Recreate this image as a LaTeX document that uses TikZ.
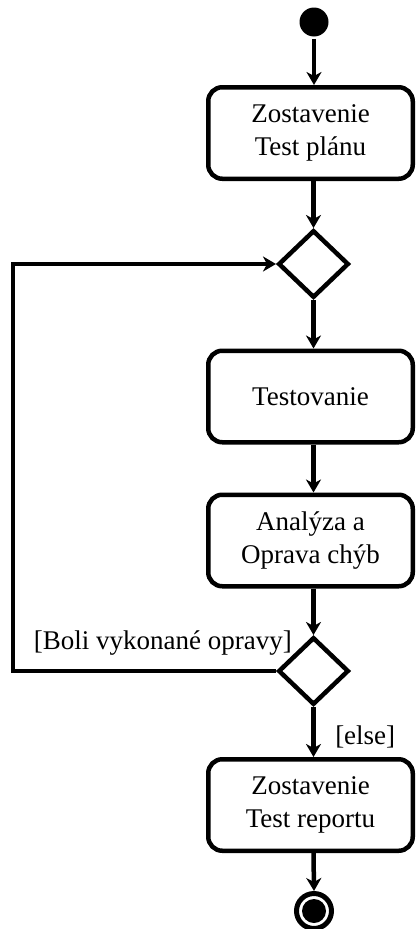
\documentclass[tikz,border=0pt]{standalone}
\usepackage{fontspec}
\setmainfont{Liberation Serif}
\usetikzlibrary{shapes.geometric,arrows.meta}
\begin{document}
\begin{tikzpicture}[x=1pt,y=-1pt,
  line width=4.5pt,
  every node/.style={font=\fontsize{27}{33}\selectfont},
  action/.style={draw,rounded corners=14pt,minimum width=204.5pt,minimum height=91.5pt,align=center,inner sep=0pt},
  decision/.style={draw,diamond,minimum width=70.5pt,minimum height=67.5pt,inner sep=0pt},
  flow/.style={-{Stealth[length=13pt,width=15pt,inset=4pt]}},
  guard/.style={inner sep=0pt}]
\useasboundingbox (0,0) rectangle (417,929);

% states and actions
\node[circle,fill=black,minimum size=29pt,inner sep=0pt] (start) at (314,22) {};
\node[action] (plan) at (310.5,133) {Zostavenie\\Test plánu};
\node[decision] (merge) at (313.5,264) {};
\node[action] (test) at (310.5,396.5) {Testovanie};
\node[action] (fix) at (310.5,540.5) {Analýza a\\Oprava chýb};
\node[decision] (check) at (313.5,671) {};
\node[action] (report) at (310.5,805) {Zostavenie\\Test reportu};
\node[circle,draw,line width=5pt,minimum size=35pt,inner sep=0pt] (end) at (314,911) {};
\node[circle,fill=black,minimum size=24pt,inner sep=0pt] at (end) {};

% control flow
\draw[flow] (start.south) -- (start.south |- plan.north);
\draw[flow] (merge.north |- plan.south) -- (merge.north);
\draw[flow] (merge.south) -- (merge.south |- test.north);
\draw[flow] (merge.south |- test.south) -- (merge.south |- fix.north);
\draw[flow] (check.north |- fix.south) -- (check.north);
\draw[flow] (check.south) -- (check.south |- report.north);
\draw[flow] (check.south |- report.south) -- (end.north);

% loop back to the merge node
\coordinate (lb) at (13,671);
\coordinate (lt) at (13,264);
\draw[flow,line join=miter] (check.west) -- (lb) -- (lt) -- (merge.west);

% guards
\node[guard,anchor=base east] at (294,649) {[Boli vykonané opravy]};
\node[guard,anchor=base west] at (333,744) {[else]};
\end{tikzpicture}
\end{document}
┄┄┄┄┄┄
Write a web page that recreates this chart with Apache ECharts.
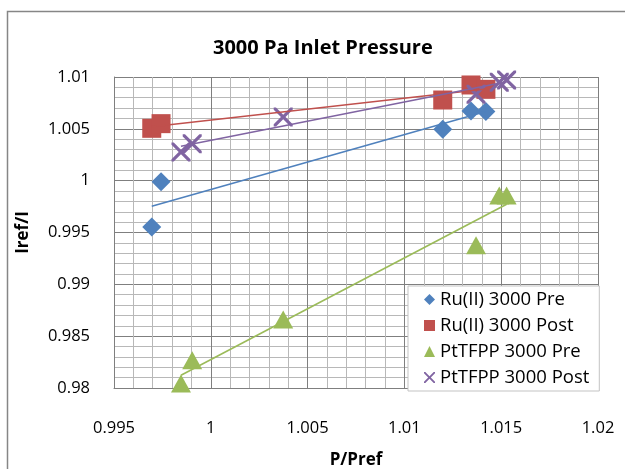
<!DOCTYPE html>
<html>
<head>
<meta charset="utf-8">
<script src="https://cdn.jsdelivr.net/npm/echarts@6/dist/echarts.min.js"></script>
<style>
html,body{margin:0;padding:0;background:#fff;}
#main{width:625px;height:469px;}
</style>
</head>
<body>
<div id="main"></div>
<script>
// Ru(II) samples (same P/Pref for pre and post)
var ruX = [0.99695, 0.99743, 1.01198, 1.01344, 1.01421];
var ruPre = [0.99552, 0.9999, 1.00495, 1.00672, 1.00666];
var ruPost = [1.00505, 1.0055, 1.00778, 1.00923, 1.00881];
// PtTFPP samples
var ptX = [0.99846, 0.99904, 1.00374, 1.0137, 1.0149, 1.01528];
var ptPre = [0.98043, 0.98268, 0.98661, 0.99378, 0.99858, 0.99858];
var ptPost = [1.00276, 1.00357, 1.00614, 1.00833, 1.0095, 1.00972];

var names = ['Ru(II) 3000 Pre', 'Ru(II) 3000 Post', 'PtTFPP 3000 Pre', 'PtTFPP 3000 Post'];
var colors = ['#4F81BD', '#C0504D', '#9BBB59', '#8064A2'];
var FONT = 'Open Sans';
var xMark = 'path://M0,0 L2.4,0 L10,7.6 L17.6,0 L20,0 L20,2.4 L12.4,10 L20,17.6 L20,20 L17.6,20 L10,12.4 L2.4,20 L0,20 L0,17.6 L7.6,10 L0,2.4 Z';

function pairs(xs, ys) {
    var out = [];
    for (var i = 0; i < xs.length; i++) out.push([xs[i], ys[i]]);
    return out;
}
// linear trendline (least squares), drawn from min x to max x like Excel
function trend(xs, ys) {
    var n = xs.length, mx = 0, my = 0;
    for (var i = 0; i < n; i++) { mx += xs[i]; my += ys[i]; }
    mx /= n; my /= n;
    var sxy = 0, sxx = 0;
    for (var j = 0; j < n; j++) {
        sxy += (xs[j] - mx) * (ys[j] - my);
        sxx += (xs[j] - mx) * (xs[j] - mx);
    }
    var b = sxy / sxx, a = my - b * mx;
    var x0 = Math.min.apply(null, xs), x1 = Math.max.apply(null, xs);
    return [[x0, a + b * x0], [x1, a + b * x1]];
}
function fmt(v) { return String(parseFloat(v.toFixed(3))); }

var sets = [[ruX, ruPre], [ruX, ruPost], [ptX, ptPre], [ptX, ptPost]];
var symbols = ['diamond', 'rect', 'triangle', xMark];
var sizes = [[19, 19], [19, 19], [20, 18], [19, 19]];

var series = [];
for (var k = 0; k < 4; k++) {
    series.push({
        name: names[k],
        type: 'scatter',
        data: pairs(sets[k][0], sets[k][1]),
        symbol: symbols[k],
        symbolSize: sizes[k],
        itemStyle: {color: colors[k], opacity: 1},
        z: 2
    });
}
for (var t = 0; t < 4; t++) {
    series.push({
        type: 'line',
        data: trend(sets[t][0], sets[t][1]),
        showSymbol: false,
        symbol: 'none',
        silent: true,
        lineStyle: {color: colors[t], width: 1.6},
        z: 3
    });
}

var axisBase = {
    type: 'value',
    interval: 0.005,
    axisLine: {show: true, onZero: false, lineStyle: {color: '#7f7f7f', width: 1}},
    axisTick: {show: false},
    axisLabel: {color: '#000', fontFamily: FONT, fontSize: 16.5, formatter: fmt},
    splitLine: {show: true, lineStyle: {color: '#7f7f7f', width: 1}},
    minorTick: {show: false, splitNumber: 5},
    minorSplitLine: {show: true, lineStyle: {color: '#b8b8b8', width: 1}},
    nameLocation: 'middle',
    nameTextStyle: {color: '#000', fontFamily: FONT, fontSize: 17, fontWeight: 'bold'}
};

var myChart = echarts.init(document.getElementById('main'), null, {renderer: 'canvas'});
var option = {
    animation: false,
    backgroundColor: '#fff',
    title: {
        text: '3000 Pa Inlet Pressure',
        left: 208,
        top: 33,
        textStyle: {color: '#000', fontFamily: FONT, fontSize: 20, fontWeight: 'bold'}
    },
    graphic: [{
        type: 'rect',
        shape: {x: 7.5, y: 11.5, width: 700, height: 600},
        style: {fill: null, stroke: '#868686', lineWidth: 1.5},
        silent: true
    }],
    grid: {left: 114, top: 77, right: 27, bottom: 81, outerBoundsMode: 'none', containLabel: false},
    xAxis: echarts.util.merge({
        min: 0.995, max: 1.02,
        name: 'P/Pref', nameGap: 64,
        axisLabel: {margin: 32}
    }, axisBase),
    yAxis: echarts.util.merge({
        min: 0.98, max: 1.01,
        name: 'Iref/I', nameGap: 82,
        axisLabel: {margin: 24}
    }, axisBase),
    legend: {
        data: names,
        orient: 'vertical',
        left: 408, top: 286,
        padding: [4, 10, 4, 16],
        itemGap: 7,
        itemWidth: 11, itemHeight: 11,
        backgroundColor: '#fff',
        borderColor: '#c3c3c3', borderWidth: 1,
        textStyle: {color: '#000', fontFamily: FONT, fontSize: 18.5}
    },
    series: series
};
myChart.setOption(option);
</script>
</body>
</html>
┄┄┄┄┄┄
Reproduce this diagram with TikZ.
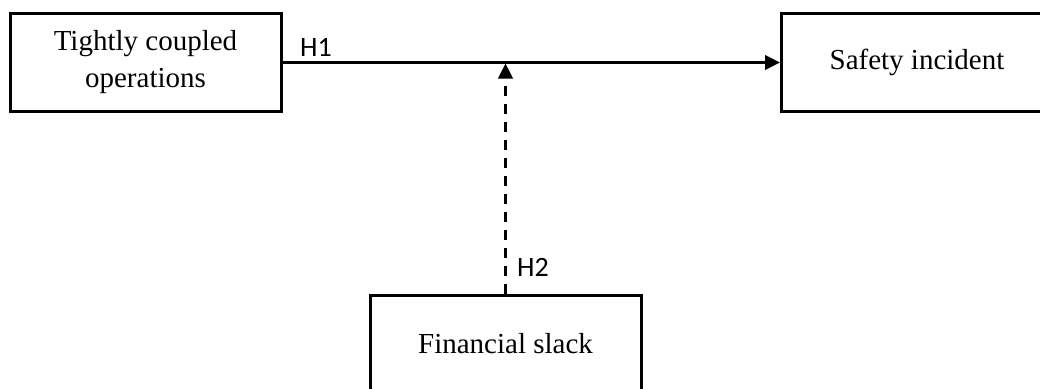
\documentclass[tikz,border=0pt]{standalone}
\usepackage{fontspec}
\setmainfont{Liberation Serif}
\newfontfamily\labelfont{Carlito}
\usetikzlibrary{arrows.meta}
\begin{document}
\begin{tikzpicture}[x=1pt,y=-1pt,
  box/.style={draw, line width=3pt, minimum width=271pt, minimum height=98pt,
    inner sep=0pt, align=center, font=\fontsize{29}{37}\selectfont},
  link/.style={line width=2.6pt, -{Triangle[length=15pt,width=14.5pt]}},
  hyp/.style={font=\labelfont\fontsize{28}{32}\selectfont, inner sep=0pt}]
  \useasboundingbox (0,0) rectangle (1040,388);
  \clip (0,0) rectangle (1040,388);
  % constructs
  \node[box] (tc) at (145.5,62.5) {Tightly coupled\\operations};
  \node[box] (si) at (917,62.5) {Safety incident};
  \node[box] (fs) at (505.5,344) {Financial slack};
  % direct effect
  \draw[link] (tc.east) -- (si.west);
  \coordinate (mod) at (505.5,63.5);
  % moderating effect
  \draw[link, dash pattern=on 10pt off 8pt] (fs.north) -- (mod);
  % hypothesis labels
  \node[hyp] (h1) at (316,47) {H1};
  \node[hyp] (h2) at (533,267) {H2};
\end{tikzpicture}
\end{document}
┄┄┄┄┄┄
_EXERCISE:_ Without the pictures, write out exactly the lines from the one that has "Recreate this image" down to the one that has "report.south) -- (end.north);", both included.

_FINISHED ANSWER:_
Recreate this image as a LaTeX document that uses TikZ.
\documentclass[tikz,border=0pt]{standalone}
\usepackage{fontspec}
\setmainfont{Liberation Serif}
\usetikzlibrary{shapes.geometric,arrows.meta}
\begin{document}
\begin{tikzpicture}[x=1pt,y=-1pt,
  line width=4.5pt,
  every node/.style={font=\fontsize{27}{33}\selectfont},
  action/.style={draw,rounded corners=14pt,minimum width=204.5pt,minimum height=91.5pt,align=center,inner sep=0pt},
  decision/.style={draw,diamond,minimum width=70.5pt,minimum height=67.5pt,inner sep=0pt},
  flow/.style={-{Stealth[length=13pt,width=15pt,inset=4pt]}},
  guard/.style={inner sep=0pt}]
\useasboundingbox (0,0) rectangle (417,929);

% states and actions
\node[circle,fill=black,minimum size=29pt,inner sep=0pt] (start) at (314,22) {};
\node[action] (plan) at (310.5,133) {Zostavenie\\Test plánu};
\node[decision] (merge) at (313.5,264) {};
\node[action] (test) at (310.5,396.5) {Testovanie};
\node[action] (fix) at (310.5,540.5) {Analýza a\\Oprava chýb};
\node[decision] (check) at (313.5,671) {};
\node[action] (report) at (310.5,805) {Zostavenie\\Test reportu};
\node[circle,draw,line width=5pt,minimum size=35pt,inner sep=0pt] (end) at (314,911) {};
\node[circle,fill=black,minimum size=24pt,inner sep=0pt] at (end) {};

% control flow
\draw[flow] (start.south) -- (start.south |- plan.north);
\draw[flow] (merge.north |- plan.south) -- (merge.north);
\draw[flow] (merge.south) -- (merge.south |- test.north);
\draw[flow] (merge.south |- test.south) -- (merge.south |- fix.north);
\draw[flow] (check.north |- fix.south) -- (check.north);
\draw[flow] (check.south) -- (check.south |- report.north);
\draw[flow] (check.south |- report.south) -- (end.north);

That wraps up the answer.